Neither last year’s hurricane nor this year’s “superstorm” could drown out Christmas at City Point.
It came early to the neighborhood, as usual, on the first Sunday after Thanksgiving, as 110 kids of all ages gathered at the Sage American Grill & Oyster Bar for a City Point tree-lighting Sunday evening.
Sage had the good luck of being inundated by merely five inches of water instead of five feet when Super Storm Sandy struck last month.
That was the take of Dave McCoart, Sage’s host and generous donor of the abundant wings, pizza, salad, and cookies at the annual Christmas event for the last 12 years. He was assisted Sunday by Kris Sainsbury of the Hill/City Point Neighborhood Action Group, Carmen Romero, Lucian Addario, and a platoon of other donors and volunteers.
As usual, Santa arrived by fire truck, the wide-eyed kids tossed a cupful of very artificial snow, and an allee’ of white-lit Christmas trees clicked on the back deck.
McCoart had rebuilt that deck after Hurricane Irene in 2011. It survived the power of Superstorm Sandy with the loss of only one board.
McCoart reopened nine days after Sandy hit. First he had to replace $15,000 worth of carpet and restock $12,000 worth of food he had to dispose of from six days of being without power.
He said that Restaurant Week wasn’t quite as successful this year as last because too many people still thought he was closed. McCoart said that since then business has picked up,with many holiday parties already booked.
McCoart recalled that in preparation for Sandy, the restaurant was boarded in expectation of huge tide and blast of water.
Had the water come up to the bar, on which McCoart now leaned and struck for emphasis, “We’d be closed a year. You’d have to rebuild everything.”
He counted himself lucky that only carpet had to be replaced, and no dry wall.
As Santa took kid after kid on his knee a few feet behind him by the warm Sage fire, McCoart’s friend, retired Branford building inspector Art Johnson, sipped some holiday scotch and said, “If we ever get the real one they’re talking about, this place is gone. You can’t stop the water.”
McCoart nodded in agreement.
He said that the post-Irene rebuilt deck survived Sandy just fine because New Haven building inspectors required the rebuilt deck no longer to be merely nailed, but screwed in. The under-rdeck was also strapped to the pilings, so even if boards on top were blown off, the structure would remain.
And it did.
“I really feel fortunate,” McCoart said.
Built To Survive Worse than 1938’s Hurricane
Back from supervising the elves and bringing some extra high chairs to a table so a family could sit together, McCoart recalled that when Sage was built in 1974, it benefited from having an architect who well might have been thinking about 2012.

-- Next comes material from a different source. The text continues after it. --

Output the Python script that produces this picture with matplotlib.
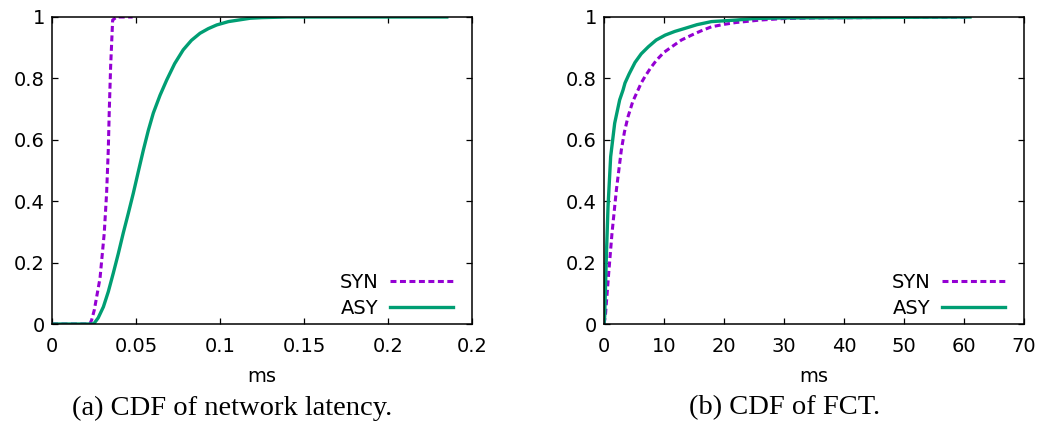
import numpy as np
import matplotlib
matplotlib.use("Agg")
from matplotlib import pyplot as plt

# (a) network latency CDF, ms
lat_syn_x = [0, 0.0225, 0.0236, 0.0252, 0.0286, 0.0311, 0.0325, 0.0335, 0.0341, 0.0349,
             0.0361, 0.0385, 0.048]
lat_syn_y = [0, 0, 0.013, 0.046, 0.15, 0.296, 0.426, 0.567, 0.697, 0.839, 0.99, 1.0, 1.0]
lat_asy_x = [0, 0.0245, 0.0252, 0.0275, 0.0306, 0.0335, 0.0365, 0.0395, 0.0424, 0.0454,
             0.0484, 0.0514, 0.0544, 0.0573, 0.0603, 0.0643, 0.0683, 0.073, 0.0781, 0.083,
             0.0881, 0.093, 0.098, 0.105, 0.118, 0.125, 0.14, 0.235]
lat_asy_y = [0, 0, 0.003, 0.02, 0.056, 0.105, 0.166, 0.23, 0.296, 0.36,
             0.426, 0.497, 0.567, 0.63, 0.687, 0.745, 0.795, 0.848, 0.893, 0.924,
             0.947, 0.962, 0.974, 0.985, 0.996, 0.998, 1.0, 1.0]

# (b) FCT CDF, ms
fct_syn_x = [0, 0.22, 0.78, 1.33, 2.06, 2.89, 3.4, 4.0, 4.8, 5.67, 6.2, 6.83, 7.8, 8.78,
             10, 11.3, 12.9, 14.6, 16.2, 17.9, 20, 22, 26, 30, 35, 61]
fct_syn_y = [0, 0.024, 0.165, 0.295, 0.436, 0.567, 0.625, 0.675, 0.725, 0.762, 0.785, 0.806,
             0.835, 0.86, 0.885, 0.903, 0.925, 0.941, 0.955, 0.968, 0.976, 0.982, 0.99,
             0.995, 0.997, 1.0]
fct_asy_x = [0, 0.11, 0.39, 0.67, 1.11, 1.78, 2.61, 3.17, 3.5, 4.2, 5.17, 6.2, 7.39, 8.7,
             10.2, 11.8, 13.5, 15.5, 17.9, 22, 25, 30, 61]
fct_asy_y = [0, 0.024, 0.219, 0.382, 0.545, 0.654, 0.73, 0.762, 0.785, 0.815, 0.852, 0.88,
             0.903, 0.925, 0.941, 0.953, 0.963, 0.975, 0.985, 0.99, 0.995, 0.997, 1.0]

lat_ticks = [0, 0.05, 0.1, 0.15, 0.2, 0.25]
lat_ticklabels = ['0', '0.05', '0.1', '0.15', '0.2', '0.2']
fct_ticks = [0, 10, 20, 30, 40, 50, 60, 70]
y_ticks = [0, 0.2, 0.4, 0.6, 0.8, 1]
y_ticklabels = ['0', '0.2', '0.4', '0.6', '0.8', '1']

PURPLE = '#9400d3'
GREEN = '#009e73'

plt.rcParams['font.family'] = ['DejaVu Sans']
plt.rcParams['font.size'] = 14

W, H = 1048, 436
fig = plt.figure(figsize=(W / 100, H / 100), dpi=100)

ax1 = fig.add_axes([52 / W, 1 - 324 / H, 420 / W, 307 / H])
ax2 = fig.add_axes([604 / W, 1 - 324 / H, 420 / W, 307 / H])


def style(ax, xmax, ticks, labels=None):
    ax.set_xlim(0, xmax)
    ax.set_ylim(0, 1)
    ax.set_xticks(ticks)
    if labels is not None:
        ax.set_xticklabels(labels)
    ax.set_yticks(y_ticks)
    ax.set_yticklabels(y_ticklabels)
    ax.tick_params(direction='in', length=4, width=0.9, top=True, right=True,
                   labelsize=14, color='black')
    ax.tick_params(axis='x', pad=9)
    ax.tick_params(axis='y', pad=5)
    for s in ax.spines.values():
        s.set_linewidth(1.1)
    ax.set_xlabel('ms', fontsize=14, labelpad=8.5)


def draw(ax, sx, sy, ax_x, ay):
    syn, = ax.plot(sx, sy, color=PURPLE, lw=2.2, label='SYN')
    syn.set_dashes([1.95, 1.15])
    ax.plot(ax_x, ay, color=GREEN, lw=2.4, label='ASY')
    ax.legend(loc='lower right', bbox_to_anchor=(0.955, 0.02), frameon=False,
              markerfirst=False, handlelength=3.25, handletextpad=0.6,
              labelspacing=0.35, borderpad=0, borderaxespad=0, fontsize=14)


draw(ax1, lat_syn_x, lat_syn_y, lat_asy_x, lat_asy_y)
style(ax1, 0.25, lat_ticks, lat_ticklabels)
draw(ax2, fct_syn_x, fct_syn_y, fct_asy_x, fct_asy_y)
style(ax2, 70, fct_ticks)

fig.text(232 / W, 1 - 408 / H, '(a) CDF of network latency.', ha='center', va='center',
         family='Liberation Serif', fontsize=20.5)
fig.text(785 / W, 1 - 408 / H, '(b) CDF of FCT.', ha='center', va='center',
         family='Liberation Serif', fontsize=20.5)

fig.savefig('out.png', dpi=100)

That architect worked for the Chart House, which originally constructed and occupied the building now housing Sage. McCoart worked for the Chart House. (He bought Sage in 2000.)
“When he [the architect] built this, he checked the high[est] tide,” on record, McCoart recalled. That turned out to have occurred during the hurricane of 1938. Then he told the Chart House Company to built the restaurant two feet higher than that high tide mark.
“Without that we would have been flooded numerous times,” McCoart said.
“You can’t stop the water,” agreed Art Johnson.
Or the Christmas spirit at Sage.
At least not until the Big One arrives.